CARNAVAL DES BLOGS: les médicaments et vous!

Publié le par docteurmailler


Mon blog est d'habitude impersonnel et scientifique. Exception confirmant la règle, à l'occasion du carnaval des blogs, je vais vous rapporter ma première vraie consultation de médecine générale  et donc mon premier rapport avec les médicaments à prescrire. C'était lors de mon service militaire.


Après un mois de classe à Libourne, j'ai été affecté à la base aérienne 103 de Cambrai en Novembre 1996. A l'époque, le service national existait encore, il était de 10 mois pour les appelés sauf pour les médecins aspirant qui bénéficiaient de 2 mois supplémentaires (Liberté, EGALITE...).


En arrivant à l'infirmerie de la base, je vous passe les détails admnistratifs, tous sont soulagés de me voir. Une infirmière, sergent, assez jolie, m'explique que le médecin capitaine est en congès et qu'une vingtaine de malades attendent déjà le début des consultations.

Je la regarde du coin de l'oeil. Comment lui dire que quittant l'hopital où j'étais externe, je n'ai jamais consulté seul dans un bureau? Comment lui exprimer l'angoisse qui est la mienne?

Ils attendent un médecin, il faut bien par la force des choses que je le devienne.Aprés tout, je suis allé à la faculté pour cela, pas vrai?


Assis derrière mon bureau, je regarde étrangement MON premier malade. Il est jeune, a vingt ans, il m'explique qu'il tousse, a mal en avalant et a le nez qui coule.
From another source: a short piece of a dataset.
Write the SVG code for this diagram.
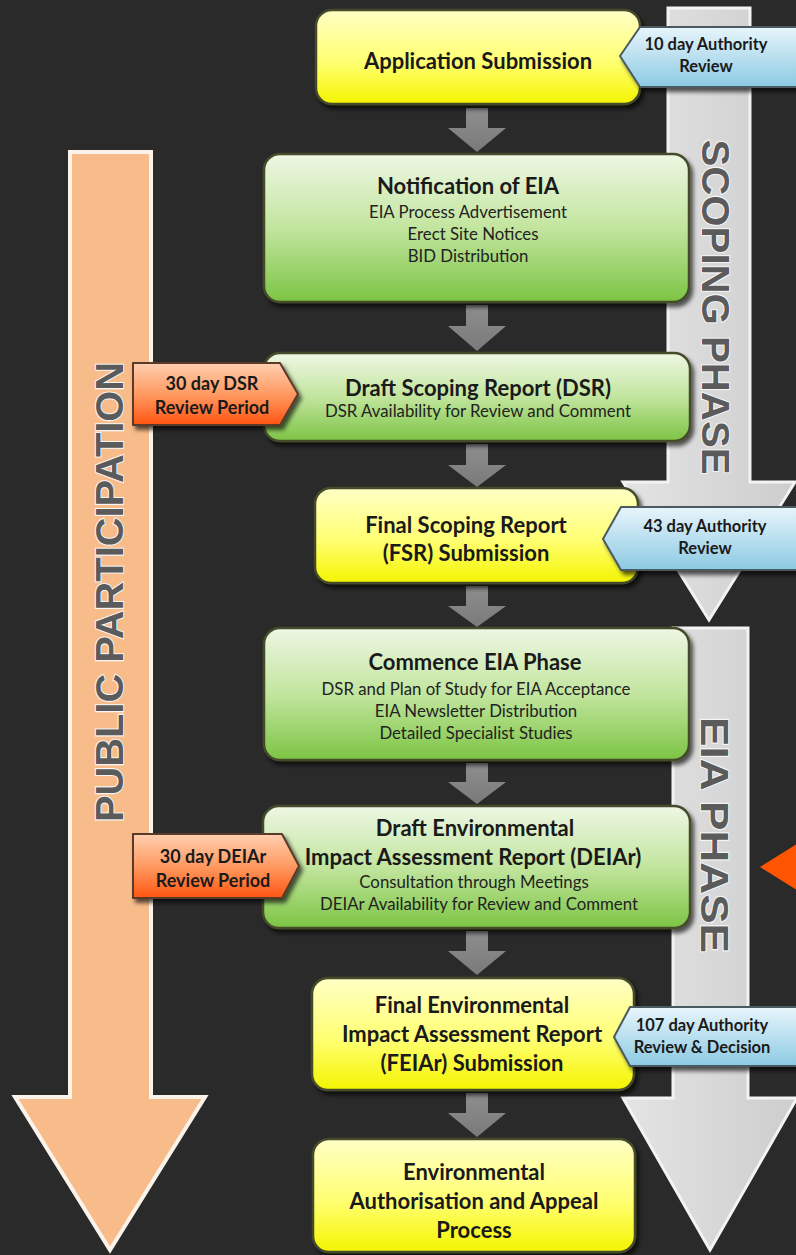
<svg xmlns="http://www.w3.org/2000/svg" width="796" height="1255" viewBox="0 0 796 1255">
<defs>
  <linearGradient id="gYellow" x1="0" y1="0" x2="0" y2="1">
    <stop offset="0" stop-color="#ffffc6"/>
    <stop offset="0.55" stop-color="#ffff72"/>
    <stop offset="1" stop-color="#f4f400"/>
  </linearGradient>
  <linearGradient id="gGreen" x1="0" y1="0" x2="0" y2="1">
    <stop offset="0" stop-color="#eef7e4"/>
    <stop offset="0.5" stop-color="#c2e59e"/>
    <stop offset="1" stop-color="#7cc444"/>
  </linearGradient>
  <linearGradient id="gBlue" x1="0" y1="0" x2="0" y2="1">
    <stop offset="0" stop-color="#e8f5fb"/>
    <stop offset="1" stop-color="#8ccae3"/>
  </linearGradient>
  <linearGradient id="gOrange" x1="0" y1="0" x2="0" y2="1">
    <stop offset="0" stop-color="#ffcfb0"/>
    <stop offset="0.5" stop-color="#ff9a62"/>
    <stop offset="1" stop-color="#ff5512"/>
  </linearGradient>
  <linearGradient id="gPhase" x1="0" y1="0" x2="1" y2="0">
    <stop offset="0" stop-color="#e4e4e4"/>
    <stop offset="1" stop-color="#cdcdcd"/>
  </linearGradient>
  <linearGradient id="gConn" x1="0" y1="0" x2="0" y2="1">
    <stop offset="0" stop-color="#8e8e8e"/>
    <stop offset="1" stop-color="#7a7a7a"/>
  </linearGradient>
  <filter id="shadow" x="-10%" y="-10%" width="125%" height="130%">
    <feDropShadow dx="3" dy="4" stdDeviation="2" flood-color="#000" flood-opacity="0.65"/>
  </filter>
</defs>
<style>
  .box{stroke:#454c2a;stroke-width:2.5;filter:url(#shadow)}
  .yellow{fill:url(#gYellow)}
  .green{fill:url(#gGreen)}
  .blue{fill:url(#gBlue);stroke:#4a5a60;stroke-width:2;stroke-linejoin:round;filter:url(#shadow)}
  .orange{fill:url(#gOrange);stroke:#5a3a2a;stroke-width:2;stroke-linejoin:round;filter:url(#shadow)}
  .t{font-family:Lato,"Liberation Sans",sans-serif;fill:#1a1a1a;text-anchor:middle}
  .tb{font-weight:bold;font-size:22px}
  .ts{font-size:16.8px;fill:#222}
  .tag{font-weight:bold;font-size:16.5px}
  .otag{font-weight:bold;font-size:18px}
  .phase{font-family:"Liberation Sans",Arial,sans-serif;font-weight:bold;font-size:38px;fill:#5b5b5b;stroke:#f5f5f5;stroke-width:2;paint-order:stroke;text-anchor:middle}
  .conn{fill:url(#gConn)}
  .pArrow{fill:url(#gPhase);stroke:#f3f3f3;stroke-width:3;stroke-linejoin:miter}
</style>

<rect x="0" y="0" width="796" height="1255" fill="#2a2a2a"/>

<!-- phase arrows -->
<g id="public-participation">
  <polygon points="70,152 151,152 151,1097 205,1097 110,1250 15,1097 70,1097" fill="#f8bc8b" stroke="#fbf3ea" stroke-width="4"/>
  <text class="phase" transform="translate(109,592) rotate(-90)" x="0" y="14" textLength="460" lengthAdjust="spacingAndGlyphs">PUBLIC PARTICIPATION</text>
</g>
<g id="scoping-phase">
  <polygon class="pArrow" points="668,8 750,8 750,482 795,482 709,620 623,482 668,482"/>
  <text class="phase" transform="translate(715,307) rotate(90)" x="0" y="13.5" textLength="335" lengthAdjust="spacingAndGlyphs">SCOPING PHASE</text>
</g>
<g id="eia-phase">
  <polygon class="pArrow" points="673,628 748,628 748,1098 797,1098 710,1250 623,1098 673,1098"/>
  <text class="phase" transform="translate(714,835) rotate(90)" x="0" y="13.5" textLength="236" lengthAdjust="spacingAndGlyphs">EIA PHASE</text>
</g>

<!-- connectors -->
<g id="connectors">
  <polygon class="conn" points="466,108 488,108 488,128 506,128 477,152 448,128 466,128"/>
  <polygon class="conn" points="466,305 488,305 488,326 506,326 477,351 448,326 466,326"/>
  <polygon class="conn" points="466,444 488,444 488,465 506,465 477,487 448,465 466,465"/>
  <polygon class="conn" points="466,586 488,586 488,606 506,606 477,627 448,606 466,606"/>
  <polygon class="conn" points="466,763 488,763 488,782 506,782 477,804 448,782 466,782"/>
  <polygon class="conn" points="466,931 488,931 488,951 506,951 477,975 448,951 466,951"/>
  <polygon class="conn" points="466,1093 488,1093 488,1113 506,1113 477,1137 448,1113 466,1113"/>
</g>

<!-- nodes -->
<g id="application-submission">
  <rect class="box yellow" x="316" y="10" width="324" height="94" rx="16"/>
  <text class="t tb" x="478" y="69">Application Submission</text>
</g>
<g id="notification-eia">
  <rect class="box green" x="264" y="154" width="425" height="148" rx="16"/>
  <text class="t tb" x="468" y="194">Notification of EIA</text>
  <text class="t ts" x="468" y="218">EIA Process Advertisement</text>
  <text class="t ts" x="473" y="240">Erect Site Notices</text>
  <text class="t ts" x="468" y="262">BID Distribution</text>
</g>
<g id="draft-scoping-report">
  <rect class="box green" x="264" y="353" width="426" height="88" rx="16"/>
  <text class="t tb" x="478" y="396">Draft Scoping Report (DSR)</text>
  <text class="t ts" x="478" y="417">DSR Availability for Review and Comment</text>
</g>
<g id="final-scoping-report">
  <rect class="box yellow" x="315" y="488" width="323" height="95" rx="16"/>
  <text class="t tb" x="466" y="533">Final Scoping Report</text>
  <text class="t tb" x="466" y="561">(FSR) Submission</text>
</g>
<g id="commence-eia">
  <rect class="box green" x="264" y="628" width="425" height="132" rx="16"/>
  <text class="t tb" x="475" y="670">Commence EIA Phase</text>
  <text class="t ts" x="476" y="695">DSR and Plan of Study for EIA Acceptance</text>
  <text class="t ts" x="476" y="717">EIA Newsletter Distribution</text>
  <text class="t ts" x="476" y="739">Detailed Specialist Studies</text>
</g>
<g id="draft-eiar">
  <rect class="box green" x="263" y="806" width="427" height="122" rx="16"/>
  <text class="t tb" x="475" y="836">Draft Environmental</text>
  <text class="t tb" x="473" y="865">Impact Assessment Report (DEIAr)</text>
  <text class="t ts" x="474" y="888">Consultation through Meetings</text>
  <text class="t ts" x="479" y="910">DEIAr Availability for Review and Comment</text>
</g>
<g id="final-eiar">
  <rect class="box yellow" x="312" y="978" width="322" height="112" rx="16"/>
  <text class="t tb" x="472" y="1013">Final Environmental</text>
  <text class="t tb" x="472" y="1042">Impact Assessment Report</text>
  <text class="t tb" x="472" y="1071">(FEIAr) Submission</text>
</g>
<g id="authorisation-appeal">
  <rect class="box yellow" x="313" y="1139" width="322" height="113" rx="16"/>
  <text class="t tb" x="474" y="1180">Environmental</text>
  <text class="t tb" x="474" y="1209">Authorisation and Appeal</text>
  <text class="t tb" x="474" y="1238">Process</text>
</g>

<!-- tags -->
<g id="tag-10-day">
  <path class="blue" d="M620,56 L640,27 L800,27 L800,87 L640,87 Z"/>
  <text class="t tag" x="706" y="50">10 day Authority</text>
  <text class="t tag" x="706" y="72">Review</text>
</g>
<g id="tag-43-day">
  <path class="blue" d="M603,539 L621,507 L800,507 L800,570 L621,570 Z"/>
  <text class="t tag" x="705" y="532">43 day Authority</text>
  <text class="t tag" x="705" y="554">Review</text>
</g>
<g id="tag-107-day">
  <path class="blue" d="M614,1037 L630,1007 L800,1007 L800,1066 L630,1066 Z"/>
  <text class="t tag" x="702" y="1031">107 day Authority</text>
  <text class="t tag" x="702" y="1053">Review &amp; Decision</text>
</g>
<g id="tag-30-day-dsr">
  <path class="orange" d="M133,363 L280,363 L298,394 L280,425 L133,425 Z"/>
  <text class="t otag" x="212" y="390">30 day DSR</text>
  <text class="t otag" x="212" y="414">Review Period</text>
</g>
<g id="tag-30-day-deiar">
  <path class="orange" d="M133,834 L282,834 L299,866 L282,898 L133,898 Z"/>
  <text class="t otag" x="213" y="863">30 day DEIAr</text>
  <text class="t otag" x="213" y="887">Review Period</text>
</g>

<polygon points="760,867 800,842 800,892" fill="#ff5500"/>
</svg>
-”Mince, du classique!” me dis-je.

J'examine , j'écoute les poumons et je conclue qu'il souffre d'une rhinopharyngite banale.
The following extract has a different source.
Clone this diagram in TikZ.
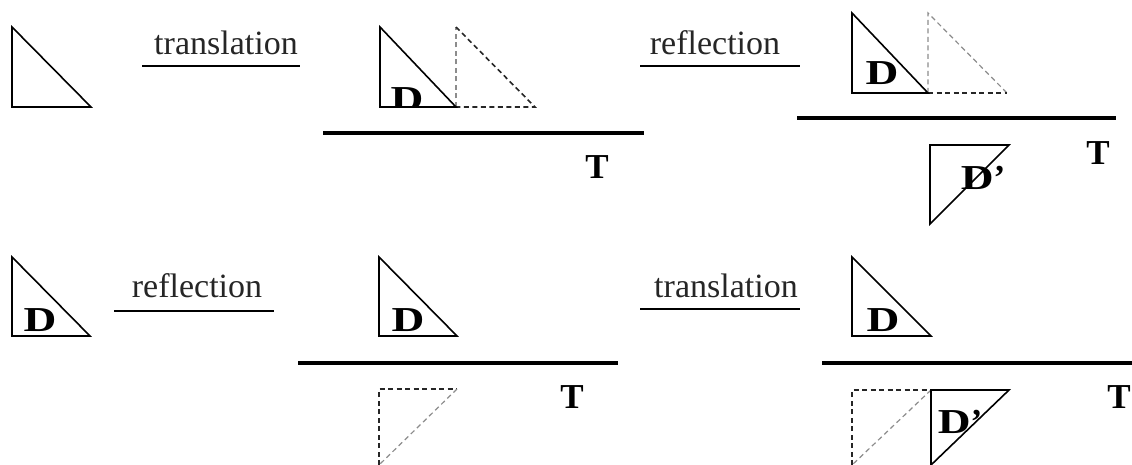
\documentclass[tikz,border=0pt]{standalone}
\usepackage{fontspec}
\setmainfont{Liberation Serif}
\usetikzlibrary{positioning}

\begin{document}
\begin{tikzpicture}[x=1pt, y=-1pt, every node/.style={inner sep=0pt}]
    % Define styles with \tikzset
    \tikzset{
        tri/.style={draw=black, line width=1.6pt},
        ghost/.style={draw=black!85, dash pattern=on 5pt off 3.5pt, line width=1.6pt},
        ghost_faint/.style={ghost, draw=black!45, line width=1.2pt},
        axis_line/.style={line width=4.2pt},
        rule/.style={line width=1.3pt},
        op_word/.style={font=\fontsize{34}{34}\selectfont, text=black!85, anchor=base},
        letter/.style={font=\fontsize{35}{35}\selectfont\bfseries, anchor=base}
    }
    \useasboundingbox (0,0) rectangle (1132,465);

    % --- ROW 1: TRANSLATION THEN REFLECTION ---
    \draw[tri] (12,27) -- (12,107) -- (91,107) -- cycle;
    \node (trans1) [op_word] at (226,55) {translation};
    \draw[rule] (142,66) -- (300,66);

    % translated copy
    \draw[ghost_faint] (456,107) -- (456,27);
    \draw[ghost] (456,27) -- (535,107) -- (456,107);
    \begin{scope}
        \clip (380,27) -- (380,107) -- (456,107) -- (456,27) -- cycle;
        \node (d1) [letter] at (407,111) {\scalebox{1.3}[1]{D}};
    \end{scope}
    \draw[tri] (380,27) -- (380,107) -- (456,107) -- cycle;
    \draw[axis_line] (323,133) -- (644,133);
    \node (t1) [letter] at (597,179) {T};

    % reflected copy
    \node (refl1) [op_word] at (715,55) {reflection};
    \draw[rule] (640,66) -- (800,66);
    \draw[ghost_faint] (928,93) -- (928,13) -- (1007,93);
    \draw[ghost] (928,93) -- (1007,93);
    \draw[tri] (852,13) -- (852,93) -- (928,93) -- cycle;
    \node (d2) [letter] at (882,85) {\scalebox{1.3}[1]{D}};
    \draw[axis_line] (797,118) -- (1116,118);
    \node (d2r) [letter] at (983,190) {\scalebox{1.3}[1]{D}'};
    \draw[tri] (930,145) -- (1009,145) -- (930,224) -- cycle;
    \node (t2) [letter] at (1098,165) {T};

    % --- ROW 2: REFLECTION THEN TRANSLATION ---
    \draw[tri] (12,257) -- (12,336) -- (90,336) -- cycle;
    \node (d3) [letter] at (40,331) {\scalebox{1.3}[1]{D}};
    \node (refl2) [op_word] at (197,297) {reflection};
    \draw[rule] (114,311) -- (274,311);

    % reflected copy
    \draw[tri] (379,257) -- (379,336) -- (457,336) -- cycle;
    \node (d4) [letter] at (408,331) {\scalebox{1.3}[1]{D}};
    \draw[axis_line] (298,363) -- (618,363);
    \draw[ghost] (379,465) -- (379,389) -- (457,389);
    \draw[ghost_faint] (457,389) -- (379,465);
    \node (t3) [letter] at (572,408) {T};

    % translated copy
    \node (trans2) [op_word] at (726,297) {translation};
    \draw[rule] (640,309) -- (800,309);
    \draw[tri] (852,257) -- (852,336) -- (931,336) -- cycle;
    \node (d5) [letter] at (883,331) {\scalebox{1.3}[1]{D}};
    \draw[axis_line] (822,363) -- (1132,363);
    \draw[ghost] (852,465) -- (852,390) -- (931,390);
    \draw[ghost_faint] (931,390) -- (852,465);
    \node (d5r) [letter] at (960,433) {\scalebox{1.3}[1]{D}'};
    \draw[tri] (931,390) -- (1009,390) -- (931,465) -- cycle;
    \node (t4) [letter] at (1119,408) {T};
\end{tikzpicture}
\end{document}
Je retourne au bureau , en lui demandant de se rhabiller, j'attrape une ordonnance et c'est à ce moment précis que commence mon calvaire.
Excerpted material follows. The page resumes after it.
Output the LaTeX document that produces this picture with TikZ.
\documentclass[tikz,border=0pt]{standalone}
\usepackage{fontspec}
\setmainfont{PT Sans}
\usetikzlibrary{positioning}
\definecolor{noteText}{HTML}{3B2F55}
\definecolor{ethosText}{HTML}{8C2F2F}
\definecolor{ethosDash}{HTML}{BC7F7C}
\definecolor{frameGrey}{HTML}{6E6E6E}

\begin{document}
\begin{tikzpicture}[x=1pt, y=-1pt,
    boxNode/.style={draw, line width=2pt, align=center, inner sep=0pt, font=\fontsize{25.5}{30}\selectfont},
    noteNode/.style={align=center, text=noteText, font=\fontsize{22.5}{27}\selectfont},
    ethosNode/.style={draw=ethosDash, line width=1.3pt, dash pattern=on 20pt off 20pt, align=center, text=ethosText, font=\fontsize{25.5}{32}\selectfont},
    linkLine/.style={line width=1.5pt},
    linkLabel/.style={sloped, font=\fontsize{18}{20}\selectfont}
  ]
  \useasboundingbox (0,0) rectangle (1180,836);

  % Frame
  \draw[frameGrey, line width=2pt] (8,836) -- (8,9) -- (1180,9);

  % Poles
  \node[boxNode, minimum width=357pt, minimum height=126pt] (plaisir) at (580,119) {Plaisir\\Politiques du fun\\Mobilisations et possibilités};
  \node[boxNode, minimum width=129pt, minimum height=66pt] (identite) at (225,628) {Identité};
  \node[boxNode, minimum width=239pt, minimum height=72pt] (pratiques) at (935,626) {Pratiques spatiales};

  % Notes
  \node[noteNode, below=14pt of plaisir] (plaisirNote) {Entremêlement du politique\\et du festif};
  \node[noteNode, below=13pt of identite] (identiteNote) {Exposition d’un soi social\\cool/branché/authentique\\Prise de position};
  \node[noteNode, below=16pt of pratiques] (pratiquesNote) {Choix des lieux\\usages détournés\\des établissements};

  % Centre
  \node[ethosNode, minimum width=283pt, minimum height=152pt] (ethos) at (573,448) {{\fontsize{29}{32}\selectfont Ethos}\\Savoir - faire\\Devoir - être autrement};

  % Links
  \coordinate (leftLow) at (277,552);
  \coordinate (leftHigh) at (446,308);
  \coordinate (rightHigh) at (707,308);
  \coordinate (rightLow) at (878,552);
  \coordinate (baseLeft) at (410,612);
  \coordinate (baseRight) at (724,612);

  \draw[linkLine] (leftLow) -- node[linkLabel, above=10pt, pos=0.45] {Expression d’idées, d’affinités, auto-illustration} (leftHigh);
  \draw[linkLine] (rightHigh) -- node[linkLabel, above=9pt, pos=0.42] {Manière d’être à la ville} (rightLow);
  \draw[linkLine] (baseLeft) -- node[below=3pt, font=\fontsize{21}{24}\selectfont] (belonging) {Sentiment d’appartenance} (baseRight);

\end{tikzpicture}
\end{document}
Que prescrire pour cette rhinopharyngite? Bon , j'ai une vague idée, des gouttes pour le nez, de l'advil et un sirop, cela me semble logique.


Ben, voyons! Nous qui étions formés à prescrire des traitements complexes, des chimiothérapies, et j'en passe, me voilà en train de sécher sur ma copie , dans un petit bureau militaire de Cambrai; seul, face à ma feuille et surtout face à mon jeune soldat, qui commence à trouver le temps long...


Une idée! Des gouttes pour le nez, je vais mettre Pivalone, je m'en souviens j'en ai déjà eu! Reste le sirop! Oh! Calvaire! Le sirop!?


Je me rappelle mon père, Moldu, qui avait vu le remplaçant de notre médecin de famille, revenant un peu faché:

-”Ce jeune, il est pas bon! Il ne m'a même pas donné de sirop!” disait-il alors.


Du sirop! Mon Dieu, donnez moi le nom d'un sirop! SVP!!!


Je lorgne avec envie le gros Vidal rouge sur le bureau. Si je risque un oeil, comment va réagir le patient qui lui attend sagement , n'osant même pas perturber les pensées du médecin aspirant?


Si mon père juge le médecin parce qu'il oublie le sirop, quelle réputation je vais trainer en ouvrant le Vidal le premier jour??? J'en tremble d'avance!


L'infirmière trouvant le temps un peu long, se permet de frapper à la porte:

-” Docteur, je vous prépare les dossiers des prochains consultants.

-Parfait. Heu? Dites-moi...le médecin capitaine, il met quoi en sirop anti-tussif?

-?

-Oui, parce que là, ce jeune homme en a besoin et je me dis que... Enfin, vous voyez,quoi.

  • Paxéladine. A l'Armée, on n' a que du Paxéladine de toute façon.

  • Ah, bon? Merci.”


Je rédige l'ordonnance, la présente avec gêne au jeune appelé. Je suis soulagé. Pxéladine, c'est facile, non? J'ouvre la porte de la salle d'attente, et crie:

-”au suivant!”

En route pour de nouvelles aventures....Voici donc ma première ordonnance , mon premier rapport avec les médicaments et la difficulté à prescrire.